Print the lines of the listing below verbatim from its first line through the line bearing "75.1, 69.3, 72.8]". Any pictures are to be omitted.

Start Dataset excerpt

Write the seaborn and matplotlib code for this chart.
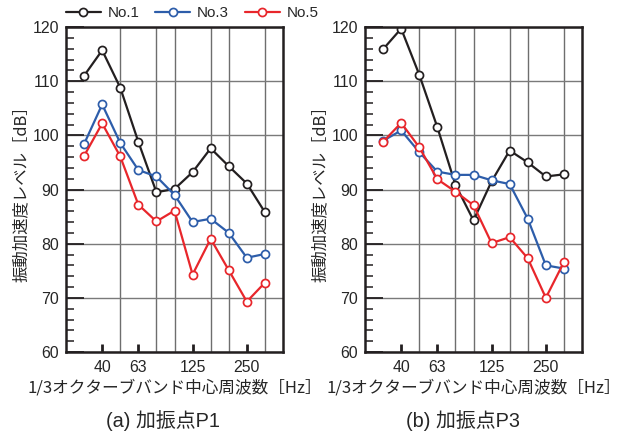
import numpy as np
import pandas as pd
import matplotlib
matplotlib.use("Agg")
import matplotlib.pyplot as plt
import seaborn as sns

# ---- data ----
freqs = ["31.5", "40", "50", "63", "80", "100", "125", "160", "200", "250", "315"]
shown_ticks = ["40", "63", "125", "250"]
series_names = ["No.1", "No.3", "No.5"]
series_colors = ["#231f20", "#2d5daa", "#e8262b"]

p1_no1 = [111.0, 115.7, 108.8, 98.8, 89.5, 90.1, 93.2, 97.6, 94.3, 91.1, 85.8]
p1_no3 = [98.4, 105.7, 98.6, 93.6, 92.4, 89.0, 84.0, 84.6, 82.0, 77.4, 78.1]
p1_no5 = [96.2, 102.2, 96.1, 87.2, 84.1, 86.1, 74.3, 80.9, 75.1, 69.3, 72.8]

p3_no1 = [115.9, 119.7, 111.2, 101.5, 90.9, 84.3, 91.5, 97.2, 95.0, 92.4, 92.8]
p3_no3 = [99.0, 100.9, 96.9, 93.3, 92.7, 92.7, 91.7, 91.0, 84.6, 76.0, 75.4]
p3_no5 = [98.8, 102.3, 97.8, 91.9, 89.6, 87.1, 80.1, 81.2, 77.3, 70.0, 76.6]

panel_titles = ["(a) 加振点P1", "(b) 加振点P3"]
ylabel_text = "振動加速度レベル［dB］"
xlabel_text = "1/3オクターブバンド中心周波数［Hz］"

sns.set_style("ticks")
plt.rcParams["font.family"] = ["Liberation Sans", "Noto Sans CJK JP", "DejaVu Sans"]
cjk = ["Noto Sans CJK JP", "DejaVu Sans"]

fig = plt.figure(figsize=(6.2, 4.34), dpi=100)
W, H = 620, 434
ax_w = 217 / W
ax_h = 325 / H
ax_b = 1 - 352 / H
axes = [fig.add_axes([66 / W, ax_b, ax_w, ax_h]),
        fig.add_axes([365 / W, ax_b, ax_w, ax_h])]

panels = [[p1_no1, p1_no3, p1_no5], [p3_no1, p3_no3, p3_no5]]

for ax, data, title in zip(axes, panels, panel_titles):
    for name, vals, col in zip(series_names, data, series_colors):
        df = pd.DataFrame({"freq": freqs, "level": vals})
        sns.lineplot(data=df, x="freq", y="level", ax=ax, color=col, lw=1.6,
                     marker="o", ms=5.8, mfc="white", mec=col, mew=1.25,
                     label=name, zorder=3, sort=False)
    if ax.get_legend() is not None:
        ax.get_legend().remove()

    ax.set_xlim(-1, len(freqs))
    ax.set_ylim(60, 120)
    ax.set_yticks(np.arange(60, 121, 10))
    ax.set_yticks(np.arange(60, 121, 2), minor=True)
    ax.set_yticklabels([str(v) for v in range(60, 121, 10)], fontsize=11.4)
    pos = [freqs.index(t) for t in shown_ticks]
    ax.set_xticks(pos)
    ax.set_xticklabels(shown_ticks, fontsize=11.4)
    ax.set_xticks(list(range(1, len(freqs))), minor=True)

    ax.tick_params(axis="y", which="major", direction="in", length=13, width=1.3,
                   color="#231f20", pad=5)
    ax.tick_params(axis="y", which="minor", direction="in", length=6, width=1.1,
                   color="#231f20")
    ax.tick_params(axis="x", which="major", direction="in", length=5.5, width=2,
                   color="#231f20", pad=6)
    ax.tick_params(axis="x", which="minor", length=0)

    ax.grid(False)
    ax.xaxis.grid(True, which="minor", color="#6e6e6e", lw=1.0, zorder=0)
    ax.yaxis.grid(True, which="major", color="#7a7a7a", lw=1.0, zorder=0)
    ax.set_axisbelow(True)
    for sp in ax.spines.values():
        sp.set_visible(True)
        sp.set_color("#231f20")
        sp.set_linewidth(1.8)
        sp.set_zorder(4)

    ax.set_ylabel(ylabel_text, fontsize=11.8, family=cjk)
    ax.yaxis.set_label_coords(-0.207, 0.5)
    ax.yaxis.label.set_verticalalignment("center")
    ax.set_xlabel(xlabel_text, fontsize=12.0, family=cjk)
    ax.xaxis.set_label_coords(0.5, -0.111)
    ax.xaxis.label.set_verticalalignment("center")

    bb = ax.get_position()
    fig.text(bb.x0 + bb.width / 2 - 11 / W, 1 - 421 / H, title, fontsize=14.3,
             ha="center", va="center")

handles, labels = axes[0].get_legend_handles_labels()
fig.legend(handles, labels, loc="center left", bbox_to_anchor=(66 / W, 1 - 13 / H),
           ncol=3, frameon=False, fontsize=10.9, borderpad=0, borderaxespad=0,
           handlelength=2.3, handletextpad=0.45, columnspacing=1.05)

fig.savefig("out.png", dpi=100)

End Dataset excerpt

Full solution:
Write the seaborn and matplotlib code for this chart.
import numpy as np
import pandas as pd
import matplotlib
matplotlib.use("Agg")
import matplotlib.pyplot as plt
import seaborn as sns

# ---- data ----
freqs = ["31.5", "40", "50", "63", "80", "100", "125", "160", "200", "250", "315"]
shown_ticks = ["40", "63", "125", "250"]
series_names = ["No.1", "No.3", "No.5"]
series_colors = ["#231f20", "#2d5daa", "#e8262b"]

p1_no1 = [111.0, 115.7, 108.8, 98.8, 89.5, 90.1, 93.2, 97.6, 94.3, 91.1, 85.8]
p1_no3 = [98.4, 105.7, 98.6, 93.6, 92.4, 89.0, 84.0, 84.6, 82.0, 77.4, 78.1]
p1_no5 = [96.2, 102.2, 96.1, 87.2, 84.1, 86.1, 74.3, 80.9, 75.1, 69.3, 72.8]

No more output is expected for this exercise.